Willem Defoe Joins Guillermo del Toro's Psychological Horror Thriller NIGHTMARE ALLEY

Willem Dafoe is set to join Bradley Cooper, Cate Blanchett, and Rooney Mara in director Guillermo del Toro’s upcoming film Nightmare Alley.

The movie is based on the 1946 novel which tells the story of an “ambitious young con-man who hooks up with a female psychiatrist who is even more corrupt than he is. At first, they enjoy success fleecing people with their mentalist act, but then she turns the table on him, out-manipulating the manipulator.”

Dafoe will play “the head barker at a traveling carnival who gives Bradley Cooper’s character a job, ushering him into a world of show biz and grifting.” I love Dafoe, and it’s great to see him jump on board a Del Toro movie!

When previously talking about the movie, Del Toro described it as “just a straight, really dark story.” When asked if he could tease anything about the movie, the filmmaker said:

“Well what it is is that book was given to me in 1992 by Ron Perlman before I saw the Tyrone Power movie, and I loved the book. My adaptation that I’ve done with [co-writer] Kim Morgan is not necessarily — the entire book is impossible, it’s a saga. But there are elements that are darker in the book, and it’s the first chance I have — in my short films, I wanted to do noir. It was horror and noir. And now is the first chance I have to do a real ‘underbelly of society’ type of movie. [There are] no supernatural elements. Just a straight, really dark story.”

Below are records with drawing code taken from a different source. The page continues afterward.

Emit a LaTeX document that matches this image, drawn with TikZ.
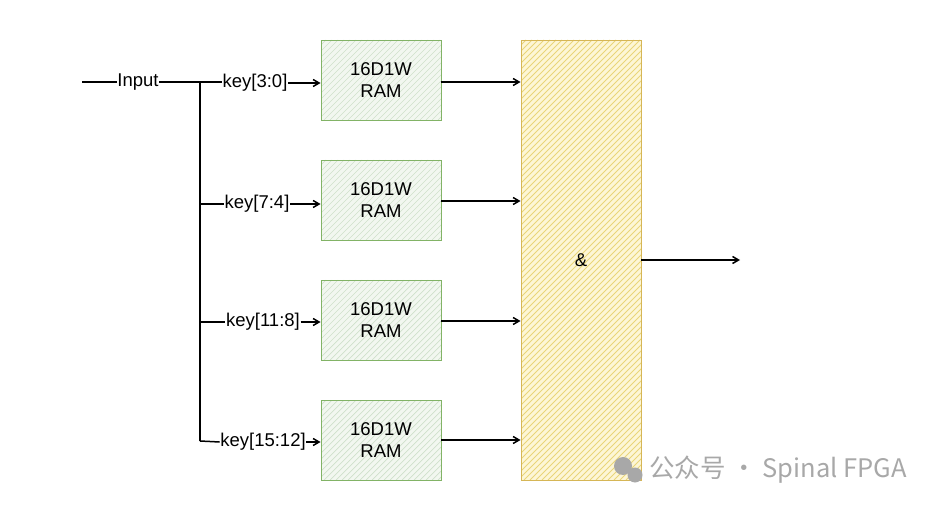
\documentclass[tikz,border=0pt]{standalone}
\usepackage{fontspec}
\setmainfont{Liberation Sans}
\newfontfamily\cjkfont{Noto Sans CJK SC}
\usetikzlibrary{arrows.meta}
\definecolor{gfill}{HTML}{F2F7F0}
\definecolor{gline}{HTML}{82B366}
\definecolor{ghatch}{HTML}{CFE0CB}
\definecolor{yfill}{HTML}{FDF6D6}
\definecolor{yline}{HTML}{D6B656}
\definecolor{yhatch}{HTML}{E9D579}
\definecolor{wm}{HTML}{A8A8A8}
\tikzset{
  ram/.style={draw=gline, line width=0.9pt, minimum width=120pt, minimum height=80pt,
    align=center, font=\fontsize{18.5}{22}\selectfont, inner sep=0pt},
  andbox/.style={draw=yline, line width=0.9pt, minimum width=120pt, minimum height=440pt,
    font=\fontsize{18.5}{22}\selectfont, inner sep=0pt},
  lbl/.style={font=\fontsize{18.5}{22}\selectfont, inner sep=0.5pt, fill=white},
  wire/.style={line width=1.5pt, draw=black},
  arr/.style={wire, -{Straight Barb[length=6pt,width=7pt]}},
  hatchg/.style={draw=ghatch, line width=0.7pt},
  hatchy/.style={draw=yhatch, line width=0.8pt}
}
\begin{document}
\begin{tikzpicture}[x=1pt,y=-1pt]
\useasboundingbox (0,0) rectangle (931,510);
% hatched fills
\foreach \yy in {40,160,280,400}{
  \fill[gfill] (321,\yy) rectangle (441,\yy+80);
  \begin{scope}
    \clip (321,\yy) rectangle (441,\yy+80);
    \foreach \i in {240,246,...,450}{\draw[hatchg] (\i,\yy+80) -- ++(80,-80);}
  \end{scope}
}
\fill[yfill] (521,40) rectangle (641,480);
\begin{scope}
  \clip (521,40) rectangle (641,480);
  \foreach \i in {80,86,...,650}{\draw[hatchy] (\i,480) -- ++(440,-440);}
\end{scope}
% RAM blocks
\node[ram] (r1) at (381,80) {16D1W\\RAM};
\node[ram] (r2) at (381,200) {16D1W\\RAM};
\node[ram] (r3) at (381,320) {16D1W\\RAM};
\node[ram] (r4) at (381,440) {16D1W\\RAM};
\node[andbox] (and) at (581,260) {\&};
% input
\coordinate (in0) at (82,82);
\node[lbl] (inp) at (138,82) {Input};
\coordinate (split) at (200,82);
\coordinate (b2) at (200,204);
\coordinate (b3) at (200,322);
\coordinate (b4) at (200,441);
\node[lbl] (k1) at (255,83) {key[3:0]};
\node[lbl] (k2) at (257,204) {key[7:4]};
\node[lbl] (k3) at (263,322) {key[11:8]};
\node[lbl] (k4) at (263,442) {key[15:12]};
\draw[wire] (in0) -- (inp.west);
\draw[wire] (inp.east) -- (split) -- (k1.west |- split);
\draw[wire] (split) -- (b4);
\draw[wire] (b2) -- (k2.west);
\draw[wire] (b3) -- (k3.west);
\draw[wire] (b4) -- (k4.west);
\draw[arr] (k1.east) -- (k1.east -| r1.west);
\draw[arr] (k2.east) -- (k2.east -| r2.west);
\draw[arr] (k3.east) -- (k3.east -| r3.west);
\draw[arr] (k4.east) -- (k4.east -| r4.west);
\draw[arr] (r1.east |- 0,82) -- (and.west |- 0,82);
\draw[arr] (r2.east |- 0,201) -- (and.west |- 0,201);
\draw[arr] (r3.east |- 0,321) -- (and.west |- 0,321);
\draw[arr] (r4.east |- 0,440) -- (and.west |- 0,440);
\coordinate (out) at (740,260);
\draw[arr] (and.east) -- (out);
% watermark
\fill[wm] (623,466) circle (9);
\fill[wm] (635,475) circle (7.5);
\node[anchor=west, text=wm, font=\cjkfont\fontsize{25.5}{30}\selectfont, inner sep=0pt] (wmt) at (649,470) {公众号 · Spinal FPGA};
\end{tikzpicture}
\end{document}
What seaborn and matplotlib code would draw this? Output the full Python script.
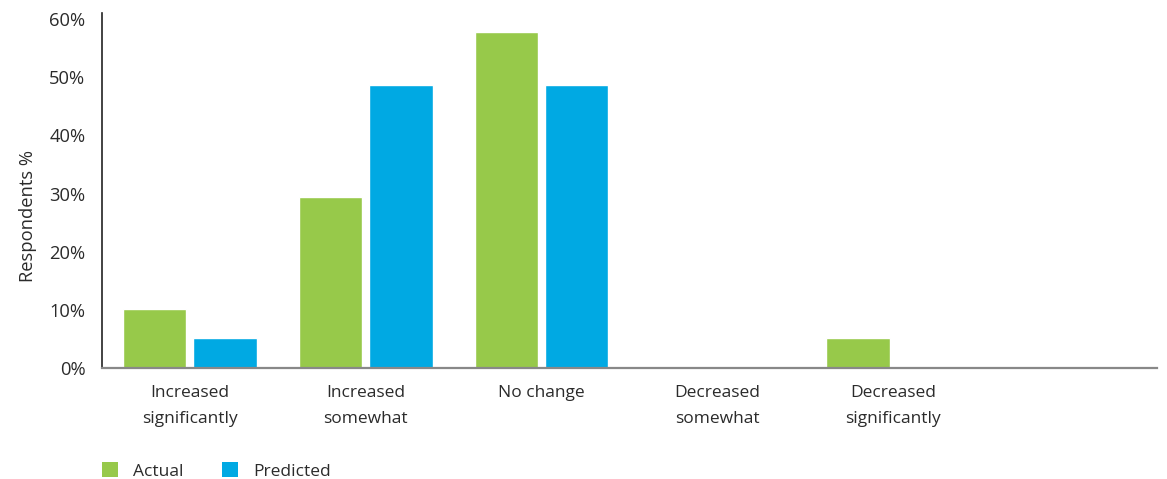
import matplotlib
matplotlib.use("Agg")
import matplotlib.pyplot as plt
import seaborn as sns
import pandas as pd
from matplotlib.patches import Patch
from matplotlib.ticker import FuncFormatter

categories = ["Increased\nsignificantly", "Increased\nsomewhat", "No change",
              "Decreased\nsomewhat", "Decreased\nsignificantly"]
actual = [10.2, 29.4, 57.8, 0.0, 5.2]
predicted = [5.2, 48.6, 48.6, 0.0, 0.0]
series_names = ["Actual", "Predicted"]
colors = {"Actual": "#97C94A", "Predicted": "#00A9E3"}

df = pd.DataFrame({
    "category": categories * 2,
    "series": [series_names[0]] * len(categories) + [series_names[1]] * len(categories),
    "value": actual + predicted,
})

sns.set_theme(style="white")
plt.rcParams["font.family"] = ["Open Sans", "DejaVu Sans"]
text_color = "#2b2b2b"

W, H = 1167, 479
fig = plt.figure(figsize=(W / 100, H / 100), dpi=100)
ax = fig.add_axes([0.0874, 0.231, 0.904, 0.742])

sns.barplot(data=df, x="category", y="value", hue="series", order=categories,
            hue_order=series_names, palette=colors, width=0.8, gap=0.1,
            saturation=1, legend=False, ax=ax)

ax.set_xlim(-0.5, 5.5)
ax.set_ylim(0, 61)
ax.set_yticks(range(0, 61, 10))
ax.yaxis.set_major_formatter(FuncFormatter(lambda v, _: f"{v:.0f}%"))
ax.tick_params(axis="both", length=0, colors=text_color)
ax.tick_params(axis="x", pad=12, labelsize=12.5)
ax.tick_params(axis="y", pad=12, labelsize=13.2)
for lbl in ax.get_xticklabels():
    lbl.set_linespacing(1.8)
ax.set_xlabel("")
ax.set_ylabel("Respondents %", fontsize=13.2, color=text_color)
ax.yaxis.set_label_coords(-0.062, 0.43)

for side in ["top", "right"]:
    ax.spines[side].set_visible(False)
ax.spines["left"].set_color("#222222")
ax.spines["left"].set_linewidth(1.2)
ax.spines["bottom"].set_color("#888888")
ax.spines["bottom"].set_linewidth(1.6)

handles = [Patch(facecolor=colors[s], edgecolor="none", label=s) for s in series_names]
fig.legend(handles=handles, loc="center left", bbox_to_anchor=(102 / W, 1 - 471 / H),
           ncol=2, frameon=False, fontsize=12.5, handlelength=0.9, handleheight=0.9,
           handletextpad=0.9, columnspacing=2.2, borderpad=0, borderaxespad=0,
           labelcolor=text_color)

fig.savefig("out.png", dpi=100, facecolor="white")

When asked about the rating of the film, the filmmaker said, “Yes, big R. Like, double R!” So you can expect this thing to be full-on dark Del Toro. The movie also stars Michael Shannon, Richard Jenkins, Ron Perlman, Willem Dafoe, and Mark Povinelli.

Here’s a description of William Lindsay Gresham‘s 1946 novel:

Nightmare Alley begins with an extraordinary description of a freak-show geek—alcoholic and abject and the object of the voyeuristic crowd’s gleeful disgust and derision—going about his work at a county fair. Young Stan Carlisle is working as a carny, and he wonders how a man could fall so low. There’s no way in hell, he vows, that anything like that will ever happen to him.

And since Stan is clever and ambitious and not without a useful streak of ruthlessness, soon enough he’s going places. Onstage he plays the mentalist with a cute bimbo (before long his harried wife), then he graduates to full-blown spiritualist, catering to the needs of the rich and gullible in their well-upholstered homes. It looks like the world is Stan’s for the taking. At least for now.

Are you excited about Del Toro’s next film project?